Tao-chung Ted Yao Memorial Award
Dr. Tao-chung Ted Yao 姚道中 (1946 – 2015) was an internationally renowned expert in Chinese language pedagogy. In his life-long dedication to Chinese language teaching, Dr. Yao tirelessly contributed to material development, teacher training, and student mentorship. For scholars and teachers in the field, Dr. Yao was a constant source of encouragement and inspiration. In 2010, the Chinese Language Teachers Association honored Dr. Yao with Ronald A. Walton Lifetime Achievement Award, its highest recognition.
The Tao-chung Ted Yao Memorial Award (hereafter “Yao Award”) is sponsored by the Tao-chung Ted Yao Memorial Fund (hereafter “Yao Fund”). The fund was established by the Chinese Language Teachers Association, USA in 2015, with support from Professor Yao’s wife, Mrs. Kuang-tien Chang Yao, and assistance from Professor Yao’s friends and students. Following Professor Tao-chung Ted Yao’s wish, the Yao Award supports graduate students in the U.S. to present papers independently at national or international conferences sponsored or organized by the CLTA. For each year during the Yao Fund period, two to three recipients of Yao Award will be selected. Each recipient receives a certificate and an award up to $850 to defray conference expenses.

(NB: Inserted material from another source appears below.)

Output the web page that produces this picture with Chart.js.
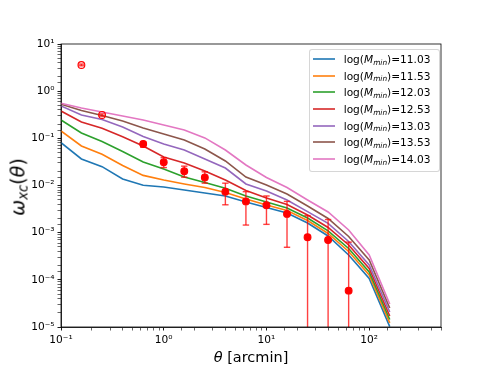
<!DOCTYPE html>
<html>
<head>
<meta charset="utf-8">
<script src="https://cdn.jsdelivr.net/npm/chart.js@4/dist/chart.umd.min.js"></script>
<style>
  body { margin: 0; background: #fff; }
  #wrap { position: relative; width: 490px; height: 368px; }
  #chart { position: absolute; left: 0; top: 0; }
  .lbl { position: absolute; font-family: "DejaVu Sans"; font-weight: normal; color: #000; white-space: nowrap; line-height: 1; }
  .lbl sub, #legend sub { font-size: 70%; vertical-align: baseline; position: relative; top: 0.25em; line-height: 0; }
  #legend {
    position: absolute; left: 309px; top: 49px; width: 131px; height: 123px;
    box-sizing: border-box; border: 1px solid rgba(204,204,204,0.8); border-radius: 3px;
    background: rgba(255,255,255,0.8); font-family: "DejaVu Sans"; font-size: 10.6px;
    padding-top: 0.5px;
  }
  #legend .row { display: flex; align-items: center; height: 16.7px; }
  #legend svg { display: block; margin-left: 2.7px; }
  #legend .tx { margin-left: 9px; white-space: nowrap; }
</style>
</head>
<body>
<div id="wrap">
  <canvas id="chart" width="490" height="368"></canvas>
  <div id="legend"></div>
  <div class="lbl" style="left:251px;top:357px;transform:translate(-50%,-50%);font-size:14.5px"><i>θ</i> [arcmin]</div>
  <div class="lbl" style="left:18px;top:187px;transform:translate(-50%,-50%) rotate(-90deg);font-size:19px"><i>ω</i><sub><i>xc</i></sub>(<i>θ</i>)</div>
</div>
<script>
// model angles (arcmin)
const thetaModel = [0.1, 0.158, 0.251, 0.398, 0.631, 1.0, 1.585, 2.512, 3.981, 6.31, 10.0, 15.85, 25.12, 39.81, 63.1, 100.0, 158.5];

const massLabels = ['11.03', '11.53', '12.03', '12.53', '13.03', '13.53', '14.03'];
const lineColors = ['#1f77b4', '#ff7f0e', '#2ca02c', '#d62728', '#9467bd', '#8c564b', '#e377c2'];

const w1103 = [0.0809, 0.0365, 0.0251, 0.0137, 0.0101, 0.00929, 0.00803, 0.00693, 0.0060, 0.00447, 0.00342, 0.00261, 0.0016, 0.000851, 0.000337, 0.000107, 1.02e-5];
const w1153 = [0.143, 0.0689, 0.0459, 0.0265, 0.0164, 0.0131, 0.0108, 0.00908, 0.00711, 0.00518, 0.00386, 0.00295, 0.00181, 0.000961, 0.000399, 0.000127, 1.22e-5];
const w1203 = [0.245, 0.130, 0.0857, 0.0526, 0.0315, 0.0224, 0.0151, 0.0116, 0.00873, 0.0060, 0.00447, 0.00334, 0.00205, 0.00109, 0.000462, 0.000147, 1.44e-5];
const w1253 = [0.380, 0.222, 0.163, 0.108, 0.0689, 0.0402, 0.0300, 0.0203, 0.0131, 0.00783, 0.00543, 0.00396, 0.00237, 0.00129, 0.000548, 0.000174, 1.71e-5];
const w1303 = [0.485, 0.313, 0.251, 0.174, 0.109, 0.0759, 0.0566, 0.0365, 0.0235, 0.0108, 0.00766, 0.00493, 0.00279, 0.00157, 0.00065, 0.000207, 2.08e-5];
const w1353 = [0.527, 0.389, 0.305, 0.233, 0.166, 0.124, 0.0923, 0.0594, 0.0331, 0.0151, 0.0103, 0.00661, 0.00368, 0.0020, 0.00083, 0.000264, 2.53e-5];
const w1403 = [0.553, 0.440, 0.361, 0.298, 0.245, 0.192, 0.150, 0.102, 0.0566, 0.0272, 0.0148, 0.00908, 0.00493, 0.00274, 0.00114, 0.000337, 3.08e-5];
const modelSeries = [w1103, w1153, w1203, w1253, w1303, w1353, w1403];

// measurements
const thetaObs = [0.158, 0.251, 0.631, 1.0, 1.585, 2.512, 3.981, 6.31, 10.0, 15.85, 25.12, 39.81, 63.1];
const wObs     = [3.59, 0.313, 0.076, 0.031, 0.020, 0.0148, 0.0074, 0.0046, 0.0038, 0.0025, 0.0008, 0.0007, 5.9e-5];
const wObsLo   = [3.45, 0.295, 0.065, 0.024, 0.0150, 0.0112, 0.0039, 0.00145, 0.0015, 0.00049, 1e-7, 1e-7, 1e-7];
const wObsHi   = [3.75, 0.330, 0.085, 0.039, 0.0257, 0.0195, 0.0112, 0.0074, 0.0060, 0.0046, 0.0023, 0.0019, 0.00063];
const obsOpen  = [true, true, false, false, false, false, false, false, false, false, false, false, false];

const FONT = 'DejaVu Sans';
const supDigits = { '-': '⁻', '0': '⁰', '1': '¹', '2': '²', '3': '³', '4': '⁴', '5': '⁵', '6': '⁶', '7': '⁷', '8': '⁸', '9': '⁹' };
const decadeLabel = (v) => {
  const e = Math.round(Math.log10(v));
  if (Math.abs(Math.log10(v) - e) > 1e-6) return '';
  return '10' + String(e).split('').map(c => supDigits[c]).join('');
};
const isDecade = (v) => decadeLabel(v) !== '';

const datasets = [];

modelSeries.forEach((arr, i) => {
  datasets.push({
    model: true,
    mass: massLabels[i],
    label: 'log(Mmin)=' + massLabels[i],
    data: thetaModel.map((t, j) => ({ x: t, y: arr[j] })),
    showLine: true,
    borderColor: lineColors[i],
    backgroundColor: lineColors[i],
    borderWidth: 1.6,
    pointRadius: 0,
    tension: 0,
    order: 20 - i
  });
});

thetaObs.forEach((t, i) => {
  datasets.push({
    label: 'err',
    data: [{ x: t, y: wObsLo[i] }, { x: t, y: wObsHi[i] }],
    showLine: true,
    borderColor: 'rgba(255,0,0,0.75)',
    borderWidth: 1.4,
    pointStyle: 'line',
    pointRadius: 3.2,
    pointBorderWidth: 1.4,
    pointBorderColor: 'rgba(255,0,0,0.75)',
    clip: { left: 5, right: 5, top: 5, bottom: 0 },
    order: 5
  });
});

datasets.push({
  label: 'obs',
  data: thetaObs.map((t, i) => ({ x: t, y: wObs[i] })),
  showLine: false,
  pointStyle: 'circle',
  pointRadius: 3.4,
  pointBorderWidth: 1.1,
  pointBorderColor: '#ff0000',
  pointBackgroundColor: obsOpen.map(o => o ? 'rgba(0,0,0,0)' : '#ff0000'),
  order: 0
});

const plotFrame = {
  id: 'plotFrame',
  afterDraw(chart) {
    const { ctx, chartArea: a } = chart;
    ctx.save();
    ctx.strokeStyle = '#000';
    ctx.lineWidth = 0.8;
    ctx.strokeRect(a.left, a.top, a.right - a.left, a.bottom - a.top);
    ctx.restore();
  }
};

const htmlLegend = {
  id: 'htmlLegend',
  afterUpdate(chart) {
    const box = document.getElementById('legend');
    box.innerHTML = '';
    chart.data.datasets.filter(d => d.model).forEach(d => {
      const row = document.createElement('div');
      row.className = 'row';
      row.innerHTML = '<svg width="22" height="4"><line x1="0" y1="2" x2="22" y2="2" stroke="' + d.borderColor + '" stroke-width="1.6"/></svg>' +
        '<span class="tx">log(<i>M</i><sub><i>min</i></sub>)=' + d.mass + '</span>';
      box.appendChild(row);
    });
  }
};

const axisCommon = {
  type: 'logarithmic',
  grid: {
    display: true,
    drawOnChartArea: false,
    drawTicks: true,
    tickLength: 3.5,
    tickColor: '#000',
    tickWidth: (c) => (c.tick && isDecade(c.tick.value)) ? 0.9 : 0.6
  },
  border: { display: true, color: '#000', width: 0.8 },
  ticks: {
    autoSkip: false,
    maxRotation: 0,
    padding: 3,
    color: '#000',
    font: { family: FONT, size: 10.6 },
    callback: (v) => decadeLabel(v)
  }
};

new Chart(document.getElementById('chart'), {
  type: 'scatter',
  data: { datasets },
  options: {
    responsive: false,
    animation: false,
    devicePixelRatio: 1,
    layout: { padding: { left: 0, right: 49, top: 44, bottom: 0 } },
    plugins: {
      legend: { display: false },
      tooltip: { enabled: false }
    },
    scales: {
      x: Object.assign({}, axisCommon, {
        position: 'bottom',
        min: 0.1,
        max: 500,
        afterFit: (s) => { s.height = 41; }
      }),
      y: Object.assign({}, axisCommon, {
        position: 'left',
        min: 1e-5,
        max: 10,
        afterFit: (s) => { s.width = 61; }
      })
    }
  },
  plugins: [plotFrame, htmlLegend]
});
</script>
</body>
</html>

Please note the following criteria of eligibility for Yao Award:
(a) The applicant must be a graduate student (either a doctoral or a master’s student) in the U.S;
(b) The paper must be single-authored, and be individually presented by the applicant;
(c) The proposal must have been accepted for presentation at the conference;
(d) Only students who have not previously received the Yao Award can apply. Also, as a general principle for CLTA awards, an applicant should only apply to one award each year, and a project that has been previously awarded/funded by the CLTA for any other award categories would not be considered for Yao Award again.
Announcement of this award and deadlines aligns with each year’s CLTA annual meeting call for proposals. When applying, applicants should send the following to the CLTA Award Committee at firstname.lastname@example.org, with the subject line as “APPLICATION TO YAO AWARD.”
- A copy of the regular conference proposal abstract, and a more detailed written proposal (about 400 words), with no identifying information;
- A brief CV (two pages maximum)
- The completed award application form.
Only proposals that are accepted for presentation will be considered for award. Identifying information will be removed prior to anonymous review. A shortlist of finalists will be contacted by the CLTA Award Committee and asked to submit additional materials. Recipients will be grouped into a special panel session to make presentations during the CLTA Annual Conference.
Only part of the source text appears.